Several of Adina's research projects address coastal water quality. The project titled "Submarine groundwater discharge and nutrient loading in San Francisco Bay" studies the effects of agriculture and increased residential and industrial development on surface runoff and water quality into coastal ecosystems. In collaboration with the United States Geological Service, Lawrence Livermore National Labs, and University of California Berkeley, the work explores terrestrial and marine forces that drive subsurface flow into San Francisco Bay, and analyzes corresponding nutrient and heavy metal fluxes from each of these driving forces using naturally-occurring geochemical tracers.

Field work includes collecting and analyzing groundwater samples and measuring radium (a tracer for submarine groundwater discharge into the ocean), and calculating fluxes as groundwater mixes with seawater, looking at water quality issues associated with groundwater discharge at the land-sea interface.

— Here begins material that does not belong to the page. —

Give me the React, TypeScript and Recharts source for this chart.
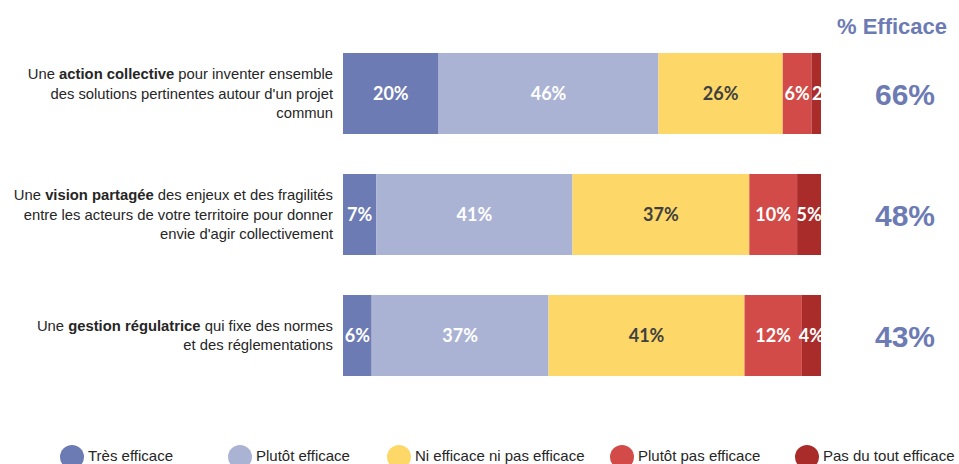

A collaborative project with Monterey Bay Research Institute (MBARI), which has just been completed, looked at the sources and cycling of nitrogen through the use of sensors that provided continual sampling in offshore and nearshore locations. "If we learn about nitrogen sources and concentrations then we can start to understand how this nutrient modulates productivity," says Adina. "Too much nitrogen may have negative impacts, such as blooms of harmful algae."

Adina is also collaborating with MBARI on ocean acidification research in the tidal zone, growing organisms at different concentrations of carbon dioxide and seeing how that affects larval recruitment and growth rates.